Source data:
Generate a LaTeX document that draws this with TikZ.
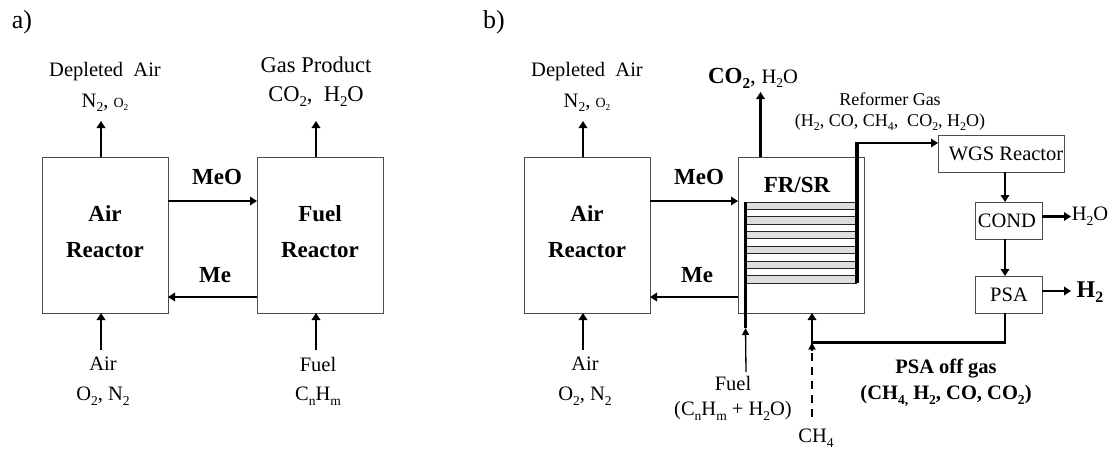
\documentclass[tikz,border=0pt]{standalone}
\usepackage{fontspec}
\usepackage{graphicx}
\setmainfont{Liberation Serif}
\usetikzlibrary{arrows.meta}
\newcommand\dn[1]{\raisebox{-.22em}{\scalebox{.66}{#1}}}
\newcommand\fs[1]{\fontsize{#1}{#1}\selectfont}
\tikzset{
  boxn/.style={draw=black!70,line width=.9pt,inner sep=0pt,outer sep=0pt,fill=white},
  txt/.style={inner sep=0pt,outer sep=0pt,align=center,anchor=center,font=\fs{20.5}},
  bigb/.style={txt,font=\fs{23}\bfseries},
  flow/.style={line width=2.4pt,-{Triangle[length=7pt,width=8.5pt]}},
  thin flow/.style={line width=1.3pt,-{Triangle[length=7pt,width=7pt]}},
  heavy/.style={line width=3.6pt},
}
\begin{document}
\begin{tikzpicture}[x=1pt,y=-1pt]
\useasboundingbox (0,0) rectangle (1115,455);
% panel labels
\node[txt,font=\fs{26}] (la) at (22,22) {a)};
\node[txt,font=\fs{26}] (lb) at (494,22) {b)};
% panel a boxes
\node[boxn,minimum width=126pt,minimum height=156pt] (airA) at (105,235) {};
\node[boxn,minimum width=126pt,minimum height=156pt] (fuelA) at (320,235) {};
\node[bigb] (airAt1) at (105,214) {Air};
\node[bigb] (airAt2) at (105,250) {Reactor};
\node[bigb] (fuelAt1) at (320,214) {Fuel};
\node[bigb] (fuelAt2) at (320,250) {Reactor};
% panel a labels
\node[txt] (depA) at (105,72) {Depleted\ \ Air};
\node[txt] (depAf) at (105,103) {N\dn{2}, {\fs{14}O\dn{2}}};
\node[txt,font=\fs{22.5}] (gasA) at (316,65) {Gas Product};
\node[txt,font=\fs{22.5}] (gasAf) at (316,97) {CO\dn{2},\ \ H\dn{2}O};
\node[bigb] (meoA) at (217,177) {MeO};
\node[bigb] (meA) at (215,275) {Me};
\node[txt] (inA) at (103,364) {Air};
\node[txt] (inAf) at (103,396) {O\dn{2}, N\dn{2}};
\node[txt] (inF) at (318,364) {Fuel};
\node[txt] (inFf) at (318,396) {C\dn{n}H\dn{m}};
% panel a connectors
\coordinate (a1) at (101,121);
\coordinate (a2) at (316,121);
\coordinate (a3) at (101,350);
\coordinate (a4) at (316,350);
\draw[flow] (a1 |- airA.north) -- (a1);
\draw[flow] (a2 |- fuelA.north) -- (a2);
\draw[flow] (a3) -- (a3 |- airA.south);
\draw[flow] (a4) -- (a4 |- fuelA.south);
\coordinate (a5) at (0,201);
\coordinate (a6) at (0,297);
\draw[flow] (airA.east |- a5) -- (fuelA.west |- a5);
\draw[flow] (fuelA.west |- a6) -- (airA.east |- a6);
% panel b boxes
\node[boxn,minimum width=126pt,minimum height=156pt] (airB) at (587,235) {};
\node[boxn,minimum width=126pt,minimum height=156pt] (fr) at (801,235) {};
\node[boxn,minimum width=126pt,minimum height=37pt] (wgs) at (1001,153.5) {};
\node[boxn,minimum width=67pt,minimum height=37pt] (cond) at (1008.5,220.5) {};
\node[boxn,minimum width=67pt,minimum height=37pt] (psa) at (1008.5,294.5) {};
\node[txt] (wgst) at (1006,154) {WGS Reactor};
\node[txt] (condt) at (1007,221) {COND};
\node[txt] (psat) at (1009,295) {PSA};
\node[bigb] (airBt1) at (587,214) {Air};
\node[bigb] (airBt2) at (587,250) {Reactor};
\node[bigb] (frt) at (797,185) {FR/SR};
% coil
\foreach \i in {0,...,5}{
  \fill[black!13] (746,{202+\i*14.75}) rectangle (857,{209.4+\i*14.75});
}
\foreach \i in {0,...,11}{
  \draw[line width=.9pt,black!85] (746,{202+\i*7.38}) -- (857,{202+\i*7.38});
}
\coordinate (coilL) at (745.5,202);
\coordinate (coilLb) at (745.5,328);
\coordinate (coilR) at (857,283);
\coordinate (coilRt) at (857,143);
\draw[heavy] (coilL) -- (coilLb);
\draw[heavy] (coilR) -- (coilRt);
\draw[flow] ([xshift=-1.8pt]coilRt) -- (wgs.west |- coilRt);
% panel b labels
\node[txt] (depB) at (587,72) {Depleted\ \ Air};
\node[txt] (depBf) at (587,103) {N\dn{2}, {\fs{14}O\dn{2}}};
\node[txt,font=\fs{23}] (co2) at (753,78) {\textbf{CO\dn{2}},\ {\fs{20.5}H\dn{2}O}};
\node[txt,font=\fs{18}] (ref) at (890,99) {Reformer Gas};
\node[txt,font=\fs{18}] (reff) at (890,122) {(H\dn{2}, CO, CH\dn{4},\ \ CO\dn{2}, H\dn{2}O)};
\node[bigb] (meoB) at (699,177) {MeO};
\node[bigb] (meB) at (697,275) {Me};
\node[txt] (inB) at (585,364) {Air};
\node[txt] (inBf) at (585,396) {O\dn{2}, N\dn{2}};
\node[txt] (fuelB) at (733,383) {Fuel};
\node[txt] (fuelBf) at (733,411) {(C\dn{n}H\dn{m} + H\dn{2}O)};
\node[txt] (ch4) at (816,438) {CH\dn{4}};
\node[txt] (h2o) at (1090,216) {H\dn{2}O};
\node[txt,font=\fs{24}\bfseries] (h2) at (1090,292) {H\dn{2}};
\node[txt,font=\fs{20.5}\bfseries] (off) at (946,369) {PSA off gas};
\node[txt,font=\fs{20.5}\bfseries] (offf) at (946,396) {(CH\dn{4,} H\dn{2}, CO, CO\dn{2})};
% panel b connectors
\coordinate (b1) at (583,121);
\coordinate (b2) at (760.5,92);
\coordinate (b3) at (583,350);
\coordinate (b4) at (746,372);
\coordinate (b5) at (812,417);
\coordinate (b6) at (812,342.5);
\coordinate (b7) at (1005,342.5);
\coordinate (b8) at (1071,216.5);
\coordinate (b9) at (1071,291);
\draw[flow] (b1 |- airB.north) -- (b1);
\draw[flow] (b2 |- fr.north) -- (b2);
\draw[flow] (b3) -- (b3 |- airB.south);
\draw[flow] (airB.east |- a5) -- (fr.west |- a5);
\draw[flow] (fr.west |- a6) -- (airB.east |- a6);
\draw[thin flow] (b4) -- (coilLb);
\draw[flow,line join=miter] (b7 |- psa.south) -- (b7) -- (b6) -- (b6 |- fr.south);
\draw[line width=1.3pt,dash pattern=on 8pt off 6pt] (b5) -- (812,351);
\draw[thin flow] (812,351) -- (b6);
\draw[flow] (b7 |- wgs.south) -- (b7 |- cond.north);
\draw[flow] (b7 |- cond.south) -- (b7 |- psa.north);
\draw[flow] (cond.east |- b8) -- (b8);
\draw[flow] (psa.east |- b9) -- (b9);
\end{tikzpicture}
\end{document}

Written problem:
Using the material above, set down every line exactly, but skip the pictures.

Answer for this exercise:
Generate a LaTeX document that draws this with TikZ.
\documentclass[tikz,border=0pt]{standalone}
\usepackage{fontspec}
\usepackage{graphicx}
\setmainfont{Liberation Serif}
\usetikzlibrary{arrows.meta}
\newcommand\dn[1]{\raisebox{-.22em}{\scalebox{.66}{#1}}}
\newcommand\fs[1]{\fontsize{#1}{#1}\selectfont}
\tikzset{
  boxn/.style={draw=black!70,line width=.9pt,inner sep=0pt,outer sep=0pt,fill=white},
  txt/.style={inner sep=0pt,outer sep=0pt,align=center,anchor=center,font=\fs{20.5}},
  bigb/.style={txt,font=\fs{23}\bfseries},
  flow/.style={line width=2.4pt,-{Triangle[length=7pt,width=8.5pt]}},
  thin flow/.style={line width=1.3pt,-{Triangle[length=7pt,width=7pt]}},
  heavy/.style={line width=3.6pt},
}
\begin{document}
\begin{tikzpicture}[x=1pt,y=-1pt]
\useasboundingbox (0,0) rectangle (1115,455);
% panel labels
\node[txt,font=\fs{26}] (la) at (22,22) {a)};
\node[txt,font=\fs{26}] (lb) at (494,22) {b)};
% panel a boxes
\node[boxn,minimum width=126pt,minimum height=156pt] (airA) at (105,235) {};
\node[boxn,minimum width=126pt,minimum height=156pt] (fuelA) at (320,235) {};
\node[bigb] (airAt1) at (105,214) {Air};
\node[bigb] (airAt2) at (105,250) {Reactor};
\node[bigb] (fuelAt1) at (320,214) {Fuel};
\node[bigb] (fuelAt2) at (320,250) {Reactor};
% panel a labels
\node[txt] (depA) at (105,72) {Depleted\ \ Air};
\node[txt] (depAf) at (105,103) {N\dn{2}, {\fs{14}O\dn{2}}};
\node[txt,font=\fs{22.5}] (gasA) at (316,65) {Gas Product};
\node[txt,font=\fs{22.5}] (gasAf) at (316,97) {CO\dn{2},\ \ H\dn{2}O};
\node[bigb] (meoA) at (217,177) {MeO};
\node[bigb] (meA) at (215,275) {Me};
\node[txt] (inA) at (103,364) {Air};
\node[txt] (inAf) at (103,396) {O\dn{2}, N\dn{2}};
\node[txt] (inF) at (318,364) {Fuel};
\node[txt] (inFf) at (318,396) {C\dn{n}H\dn{m}};
% panel a connectors
\coordinate (a1) at (101,121);
\coordinate (a2) at (316,121);
\coordinate (a3) at (101,350);
\coordinate (a4) at (316,350);
\draw[flow] (a1 |- airA.north) -- (a1);
\draw[flow] (a2 |- fuelA.north) -- (a2);
\draw[flow] (a3) -- (a3 |- airA.south);
\draw[flow] (a4) -- (a4 |- fuelA.south);
\coordinate (a5) at (0,201);
\coordinate (a6) at (0,297);
\draw[flow] (airA.east |- a5) -- (fuelA.west |- a5);
\draw[flow] (fuelA.west |- a6) -- (airA.east |- a6);
% panel b boxes
\node[boxn,minimum width=126pt,minimum height=156pt] (airB) at (587,235) {};
\node[boxn,minimum width=126pt,minimum height=156pt] (fr) at (801,235) {};
\node[boxn,minimum width=126pt,minimum height=37pt] (wgs) at (1001,153.5) {};
\node[boxn,minimum width=67pt,minimum height=37pt] (cond) at (1008.5,220.5) {};
\node[boxn,minimum width=67pt,minimum height=37pt] (psa) at (1008.5,294.5) {};
\node[txt] (wgst) at (1006,154) {WGS Reactor};
\node[txt] (condt) at (1007,221) {COND};
\node[txt] (psat) at (1009,295) {PSA};
\node[bigb] (airBt1) at (587,214) {Air};
\node[bigb] (airBt2) at (587,250) {Reactor};
\node[bigb] (frt) at (797,185) {FR/SR};
% coil
\foreach \i in {0,...,5}{
  \fill[black!13] (746,{202+\i*14.75}) rectangle (857,{209.4+\i*14.75});
}
\foreach \i in {0,...,11}{
  \draw[line width=.9pt,black!85] (746,{202+\i*7.38}) -- (857,{202+\i*7.38});
}
\coordinate (coilL) at (745.5,202);
\coordinate (coilLb) at (745.5,328);
\coordinate (coilR) at (857,283);
\coordinate (coilRt) at (857,143);
\draw[heavy] (coilL) -- (coilLb);
\draw[heavy] (coilR) -- (coilRt);
\draw[flow] ([xshift=-1.8pt]coilRt) -- (wgs.west |- coilRt);
% panel b labels
\node[txt] (depB) at (587,72) {Depleted\ \ Air};
\node[txt] (depBf) at (587,103) {N\dn{2}, {\fs{14}O\dn{2}}};
\node[txt,font=\fs{23}] (co2) at (753,78) {\textbf{CO\dn{2}},\ {\fs{20.5}H\dn{2}O}};
\node[txt,font=\fs{18}] (ref) at (890,99) {Reformer Gas};
\node[txt,font=\fs{18}] (reff) at (890,122) {(H\dn{2}, CO, CH\dn{4},\ \ CO\dn{2}, H\dn{2}O)};
\node[bigb] (meoB) at (699,177) {MeO};
\node[bigb] (meB) at (697,275) {Me};
\node[txt] (inB) at (585,364) {Air};
\node[txt] (inBf) at (585,396) {O\dn{2}, N\dn{2}};
\node[txt] (fuelB) at (733,383) {Fuel};
\node[txt] (fuelBf) at (733,411) {(C\dn{n}H\dn{m} + H\dn{2}O)};
\node[txt] (ch4) at (816,438) {CH\dn{4}};
\node[txt] (h2o) at (1090,216) {H\dn{2}O};
\node[txt,font=\fs{24}\bfseries] (h2) at (1090,292) {H\dn{2}};
\node[txt,font=\fs{20.5}\bfseries] (off) at (946,369) {PSA off gas};
\node[txt,font=\fs{20.5}\bfseries] (offf) at (946,396) {(CH\dn{4,} H\dn{2}, CO, CO\dn{2})};
% panel b connectors
\coordinate (b1) at (583,121);
\coordinate (b2) at (760.5,92);
\coordinate (b3) at (583,350);
\coordinate (b4) at (746,372);
\coordinate (b5) at (812,417);
\coordinate (b6) at (812,342.5);
\coordinate (b7) at (1005,342.5);
\coordinate (b8) at (1071,216.5);
\coordinate (b9) at (1071,291);
\draw[flow] (b1 |- airB.north) -- (b1);
\draw[flow] (b2 |- fr.north) -- (b2);
\draw[flow] (b3) -- (b3 |- airB.south);
\draw[flow] (airB.east |- a5) -- (fr.west |- a5);
\draw[flow] (fr.west |- a6) -- (airB.east |- a6);
\draw[thin flow] (b4) -- (coilLb);
\draw[flow,line join=miter] (b7 |- psa.south) -- (b7) -- (b6) -- (b6 |- fr.south);
\draw[line width=1.3pt,dash pattern=on 8pt off 6pt] (b5) -- (812,351);
\draw[thin flow] (812,351) -- (b6);
\draw[flow] (b7 |- wgs.south) -- (b7 |- cond.north);
\draw[flow] (b7 |- cond.south) -- (b7 |- psa.north);
\draw[flow] (cond.east |- b8) -- (b8);
\draw[flow] (psa.east |- b9) -- (b9);
\end{tikzpicture}
\end{document}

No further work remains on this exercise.